Escrevi um artigo no jornal o Minho nesse mês, e destaco agora a opinião de dois adolescentes:
Uma menina de 12 anos que pedia para amarem as crianças abandonadas.
Um jovem de 17 anos que afirmava que a violência não era apenas física, mas que alterava a personalidade.
Criou até um slogan:
“Violência gera violência. Tenha consciência”.
A violência gratuita é um dos fatores que vai marcar indelevelmente a geração futura.
Já se nota nos lares e nas escolas, mas a nível mundial e com a hemorragia que não estanca dos refugiados, sejam económicos ou de guerra, as consequências a nível psicológico serão devastadoras. São crónica e continuadamente vítimas de violência direta.
As crianças estão em fases de desenvolvimento em que o medo é aprendido precocemente, e em que as emoções geradas pelo stress pós traumático (morte dos pais, desenraizamento dos seus países , dos seus lares, escolas e rotinas, realidade diária de tiroteios e espancamentos, vivência em campos de refugiados sem o mínimo de condições logísticas), se incrustam a longo prazo e provocam problemas psicológicos diversos: ansiedade, depressão, fobias, somatizaçōes.
Felizmente a resiliência é um dom infantil, o que pode poupar as sequelas em muitas delas.
Talvez mais temível seja a perda da capacidade de sonhar, pela revolta contra um mundo injusto e que não os protege, a falta de sensação de pertença a uma comunidade, a desorientação emocional.
A falta de noção de que a violência é errada.

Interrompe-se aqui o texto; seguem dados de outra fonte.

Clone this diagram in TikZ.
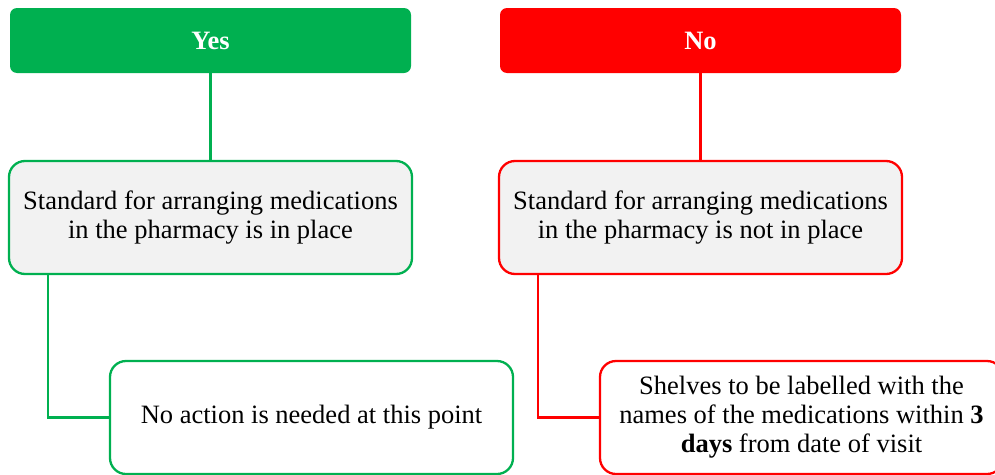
\documentclass[tikz,border=0pt]{standalone}
\usepackage{fontspec}
\setmainfont{Liberation Serif}
\definecolor{okgreen}{HTML}{00B050}
\definecolor{badred}{HTML}{FF0000}
\definecolor{panel}{HTML}{F2F2F2}
\begin{document}
\begin{tikzpicture}[x=1pt,y=-1pt,
  font=\fontsize{26.5}{29}\selectfont,
  header/.style={rectangle, rounded corners=7pt, minimum width=401pt, minimum height=65pt,
    inner sep=0pt, text=white, font=\fontsize{26.5}{29}\selectfont\bfseries},
  statebox/.style={rectangle, rounded corners=16pt, line width=2.3pt, fill=panel,
    minimum width=403pt, minimum height=113pt, inner sep=0pt, align=center},
  actionbox/.style={rectangle, rounded corners=16pt, line width=2.3pt, fill=white,
    minimum width=403pt, minimum height=113pt, inner sep=0pt, align=center},
  link/.style={line width=2.3pt}]
\useasboundingbox (0,0) rectangle (995,474);
\clip (0,0) rectangle (995,474);

% Yes branch
\node[header, fill=okgreen] (yes) at (210.5,40.5) {Yes};
\node[statebox, draw=okgreen] (std1) at (210.5,217.5)
  {Standard for arranging medications\\in the pharmacy is in place};
\node[actionbox, draw=okgreen] (act1) at (311.5,417.5)
  {No action is needed at this point};
\draw[link, okgreen] ([yshift=4pt]yes.south) -- (std1.north);
\draw[link, okgreen] ([xshift=-162.5pt]std1.south) |- (act1.west);

% No branch
\node[header, fill=badred] (no) at (700.5,40.5) {No};
\node[statebox, draw=badred] (std2) at (700.5,217.5)
  {Standard for arranging medications\\in the pharmacy is not in place};
\node[actionbox, draw=badred] (act2) at (801.5,417.5)
  {Shelves to be labelled with the\\names of the medications within \textbf{3}\\\textbf{days} from date of visit};
\draw[link, badred] ([yshift=4pt]no.south) -- (std2.north);
\draw[link, badred] ([xshift=-162.5pt]std2.south) |- (act2.west);
\end{tikzpicture}
\end{document}
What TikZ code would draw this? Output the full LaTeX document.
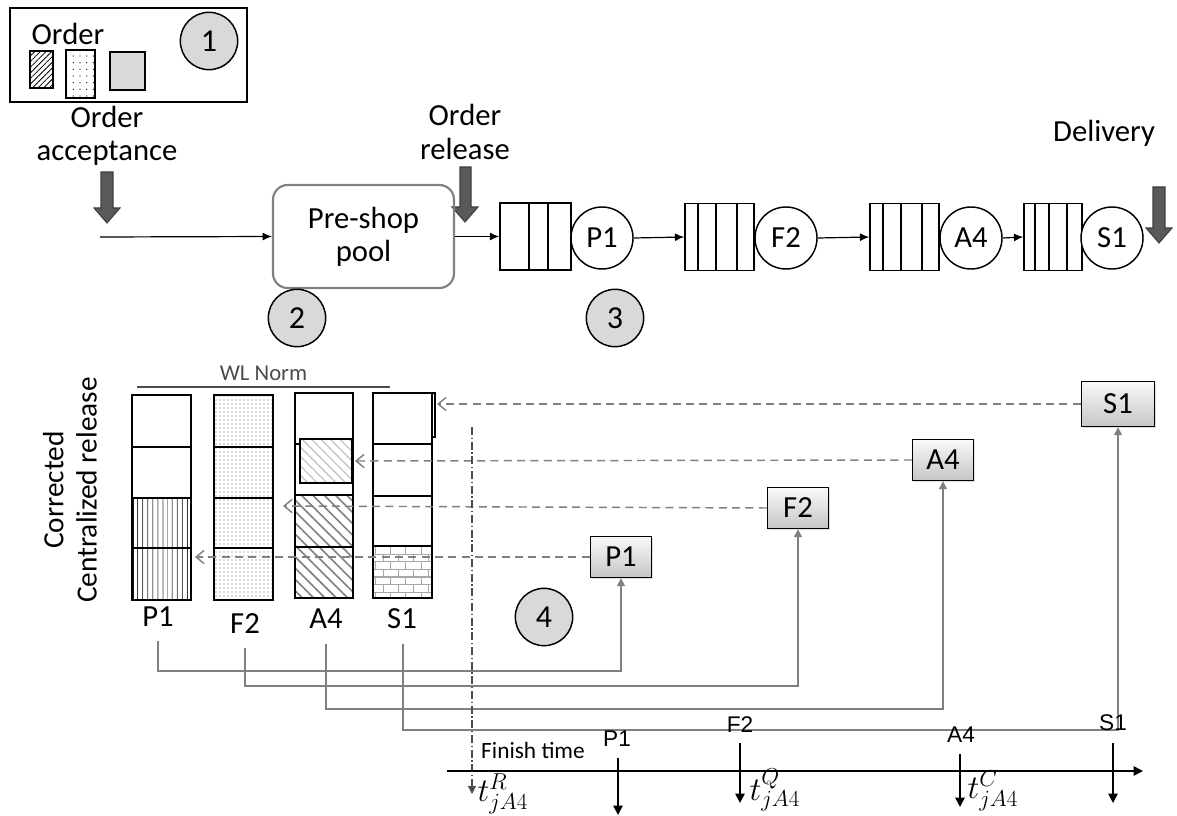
\documentclass[tikz,border=0pt]{standalone}
\usepackage{fontspec}
\setmainfont{Carlito}
\newfontfamily\arialfont{Liberation Sans}
\usetikzlibrary{arrows.meta, patterns, patterns.meta, shadows}

\begin{document}
\begin{tikzpicture}[x=0.75pt, y=-0.75pt,
  lbl/.style={font=\fontsize{23}{25}\selectfont, align=center},
  numcirc/.style={circle, draw, line width=1.1pt, fill=gray!30, minimum size=43pt, inner sep=0pt, font=\fontsize{24}{26}\selectfont},
  station/.style={circle, draw, line width=1.1pt, fill=white, minimum size=46.5pt, inner sep=0pt, font=\fontsize{23}{25}\selectfont},
  queue/.style={draw, line width=1.1pt, minimum height=50.25pt, inner sep=0pt},
  blockarrow/.style={fill=black!65, draw=black!75, line width=0.8pt},
  flow/.style={-{Latex[length=7pt,width=6pt]}, line width=0.9pt},
  wlbox/.style={draw, line width=1.1pt, top color=gray!5, bottom color=gray!45, minimum width=45.75pt, minimum height=30.75pt, inner sep=0pt, font=\fontsize{23}{25}\selectfont, drop shadow={opacity=0.25, shadow xshift=1pt, shadow yshift=-1pt}},
  feedback/.style={gray, line width=1.1pt, dash pattern=on 6pt off 4pt, -{Straight Barb[length=6pt,width=10pt]}},
  route/.style={gray, line width=1.2pt, -{Triangle[length=6pt,width=6pt]}},
  finish/.style={line width=1.1pt, -{Triangle[length=7pt,width=7pt]}},
  cell/.style={draw, line width=1.1pt},
  axlbl/.style={font=\arialfont\fontsize{17}{19}\selectfont},
  tlbl/.style={font=\fontsize{25}{27}\selectfont, inner sep=1pt}
]
  \useasboundingbox (0,0) rectangle (1177,816);

  %% Legend box
  \draw[line width=1.1pt] (10,8) rectangle (247,102);
  \node[lbl] (ordlbl) at (68,34) {Order};
  \draw[cell, pattern={Lines[angle=45,distance=3pt,line width=0.6pt]}] (30,51) rectangle (53,88);
  \draw[cell, pattern={Dots[distance=5pt,radius=0.45pt]}] (66,50) rectangle (95,98);
  \draw[cell, fill=gray!30] (110,52) rectangle (145,90);
  \node[numcirc] (n1) at (209,41) {1};

  %% Shop floor flow
  \node[lbl] (acc) at (107,136) {Order\\acceptance};
  \node[lbl] (rel) at (465,132) {Order\\release};
  \node[lbl] (del) at (1104,133) {Delivery};

  \filldraw[blockarrow] (101,172) -- (113,172) -- (113,208) -- (120,208) -- (107,223)
    -- (94,208) -- (101,208) -- cycle;
  \filldraw[blockarrow] (460,167) -- (471,167) -- (471,207) -- (478,207) -- (465,222)
    -- (452,207) -- (460,207) -- cycle;
  \filldraw[blockarrow] (1153,187) -- (1165,187) -- (1165,228) -- (1172,228) -- (1159,243)
    -- (1146,228) -- (1153,228) -- cycle;

  \node[draw=gray, line width=1.6pt, rounded corners=11pt, minimum width=135.75pt,
    minimum height=77.25pt, lbl] (pool) at (363.5,236.5) {Pre-shop\\pool};
  \coordinate (start) at (100,237);

  \node[queue, minimum width=53.25pt] (q1) at (535.5,236.5) {};
  \foreach \xx in {529,548} \draw[line width=1.1pt] (\xx,203) -- (\xx,270);
  \node[station] (sP1) at (602,238) {P1};

  \node[queue, minimum width=51.75pt] (q2) at (719.5,237) {};
  \foreach \xx in {698,716,737} \draw[line width=1.1pt] (\xx,204) -- (\xx,270);
  \node[station] (sF2) at (786,238) {F2};

  \node[queue, minimum width=51.75pt] (q3) at (904.5,237) {};
  \foreach \xx in {883,901,922} \draw[line width=1.1pt] (\xx,204) -- (\xx,270);
  \node[station] (sA4) at (971,238) {A4};

  \node[queue, minimum width=43.5pt] (q4) at (1053,237) {};
  \foreach \xx in {1035,1049,1067} \draw[line width=1.1pt] (\xx,204) -- (\xx,270);
  \node[station] (sS1) at (1112,238) {S1};

  \draw[flow] (start) -- (pool.west);
  \draw[flow] (pool.east |- q1.west) -- (q1.west);
  \draw[flow] (sP1.east) -- (q2.west);
  \draw[flow] (sF2.east) -- (q3.west);
  \draw[flow] (sA4.east) -- (q4.west);

  \node[numcirc] (n2) at (297,318) {2};
  \node[numcirc] (n3) at (615,318) {3};

  %% Workload bars
  \node[rotate=90, lbl, font=\fontsize{22}{25}\selectfont] (corr) at (70,490) {Corrected\\Centralized release};
  \draw[line width=1.1pt, gray!60!black] (137,387) -- (390,387)
    node[midway, above=1pt, font=\fontsize{17}{19}\selectfont] (wl) {WL Norm};

  % P1
  \fill[pattern={Lines[angle=90,distance=4pt,line width=0.6pt]}] (132,498) rectangle (191,600);
  \draw[cell] (132,395) rectangle (191,600);
  \foreach \yy in {447,498,548} \draw[cell] (132,\yy) -- (191,\yy);
  % F2
  \fill[pattern={Dots[distance=3pt,radius=0.4pt]}, pattern color=gray!80!black] (214,395) rectangle (273,600);
  \draw[cell] (214,395) rectangle (273,600);
  \foreach \yy in {447,498,548} \draw[cell] (214,\yy) -- (273,\yy);
  % A4
  \fill[pattern={Lines[angle=-45,distance=6pt,line width=1.2pt]}, pattern color=gray] (295,495) rectangle (353,598);
  \draw[cell] (295,393) rectangle (353,598);
  \foreach \yy in {444,495,547} \draw[cell] (295,\yy) -- (353,\yy);
  \draw[cell, preaction={fill=white}, pattern={Lines[angle=-45,distance=5pt,line width=1pt]},
    pattern color=gray!45] (300,439) rectangle (352,483);
  % S1
  \fill[pattern=bricks, pattern color=gray!70] (373,546) rectangle (432,598);
  \draw[cell] (373,393) rectangle (432,598);
  \foreach \yy in {444,496,546} \draw[cell] (373,\yy) -- (432,\yy);
  \draw[line width=0.8pt] (432,393) rectangle (435,437);

  \node[lbl] (lbP1) at (158,617) {P1};
  \node[lbl] (lbF2) at (245,624) {F2};
  \node[lbl] (lbA4) at (326,619) {A4};
  \node[lbl] (lbS1) at (402,619) {S1};

  \node[numcirc] (n4) at (544,617) {4};

  %% Workload contributions
  \node[wlbox] (bxP1) at (621,557) {P1};
  \node[wlbox] (bxF2) at (798,508) {F2};
  \node[wlbox] (bxA4) at (943,460) {A4};
  \node[wlbox, minimum width=54.75pt, minimum height=33.75pt] (bxS1) at (1118,404) {S1};

  \coordinate (tipP1) at (195,557);
  \coordinate (tipF2) at (283,506);
  \coordinate (tipA4) at (355,461);
  \coordinate (tipS1) at (437,404);
  \draw[feedback] (bxP1.west) -- (tipP1);
  \draw[feedback] (bxF2.west) -- (tipF2);
  \draw[feedback] (bxA4.west) -- (tipA4);
  \draw[feedback] (bxS1.west) -- (tipS1);

  \coordinate (rP1) at (158,641);
  \coordinate (rF2) at (245,648);
  \coordinate (rA4) at (326,644);
  \coordinate (rS1) at (403,644);
  \draw[route] (rP1) -- ++(0,30) -| (bxP1.south);
  \draw[route] (rF2) -- ++(0,38) -| (bxF2.south);
  \draw[route] (rA4) -- ++(0,65) -| (bxA4.south);
  \draw[route] (rS1) -- ++(0,86) -| (bxS1.south);

  %% Release time
  \coordinate (relTop) at (472,427);
  \coordinate (relBot) at (472,794);
  \draw[gray!60!black, line width=0.9pt, dash pattern=on 6pt off 2pt on 1pt off 2pt,
    -{Triangle[length=6pt,width=6pt]}] (relTop) -- (relBot);

  %% Finish time axis
  \coordinate (ax0) at (447,771);
  \coordinate (ax1) at (1143,771);
  \draw[finish] (ax0) -- (ax1);
  \node[font=\fontsize{17.5}{19}\selectfont] (fin) at (533,750) {Finish time};

  \node[axlbl] (tmP1) at (617,739) {P1};
  \node[axlbl] (tmF2) at (740,725) {F2};
  \node[axlbl] (tmA4) at (961,735) {A4};
  \node[axlbl] (tmS1) at (1113,723) {S1};

  \coordinate (fP1a) at (618,758); \coordinate (fP1b) at (618,815);
  \coordinate (fF2a) at (740,743); \coordinate (fF2b) at (740,803);
  \coordinate (fA4a) at (960,754); \coordinate (fA4b) at (960,807);
  \coordinate (fS1a) at (1113,743); \coordinate (fS1b) at (1113,803);
  \draw[finish] (fP1a) -- (fP1b);
  \draw[finish] (fF2a) -- (fF2b);
  \draw[finish] (fA4a) -- (fA4b);
  \draw[finish] (fS1a) -- (fS1b);

  \node[tlbl, anchor=west] (tR) at (476,794) {$t^{R}_{jA4}$};
  \node[tlbl, anchor=west] (tQ) at (748,790) {$t^{Q}_{jA4}$};
  \node[tlbl, anchor=west] (tC) at (966,791) {$t^{C}_{jA4}$};
\end{tikzpicture}
\end{document}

Essa situação levará à propagação da violência indiscriminada entre adolescentes e jovens. Delinquência sem remorsos.
A violência é uma herança transgeracional, que estamos a deixar aos nossos filhos.
Quem são as nossas crianças?
As do nosso sangue, as com quem criámos laços afetivos, as do nosso país?
As de todo o mundo.
Os nossos filhos são-nos emprestados por breves momentos terrestres.
Somos responsáveis por este legado absurdo de violência exponencial à geração futura.
O Papa Francisco talvez já não acredite que nós adultos podemos mudar a nossa forma de estar.
Apela por isso a um inconformismo saudável aos nossos sucessores na Humanidade.
Talvez haja ainda esperança.
Mas o nosso conformismo generalizado, a desculpa pronta na ponta da língua da falta de tempo e dos nossos problemas pessoais tem de ser por nós, adultos, ultrapassado.
Estamos a transformar-nos em velhos do Restelo, que apenas nos queixamos de como esta juventude está perdida, cegos para que dobrar o cabo Bojador passa pela mudança das nossas próprias atitudes.
Tentar ser pró-ativo no nosso nicho comunitário, agindo a favor da tolerância, marcando uma posição contra a violência local e divulgando a violência mundial, é uma forma de ser voluntário e de tentar travar a escalada de violência.
Até que os governantes, agentes com capacidade de intervenção, acordem. E compreendam que o mundo é muito mais do que jogos de bastidores de especulação económica e de estratégias geopolíticas.
O mundo é a geração futura: os nossos jovens desestruturados, os jovens que crescem em campos de refugiados, e não apenas uma minoria de jovens privilegiados e alheios a estas realidades, protegidos em redomas de vidro, que um dia irá estilhaçar.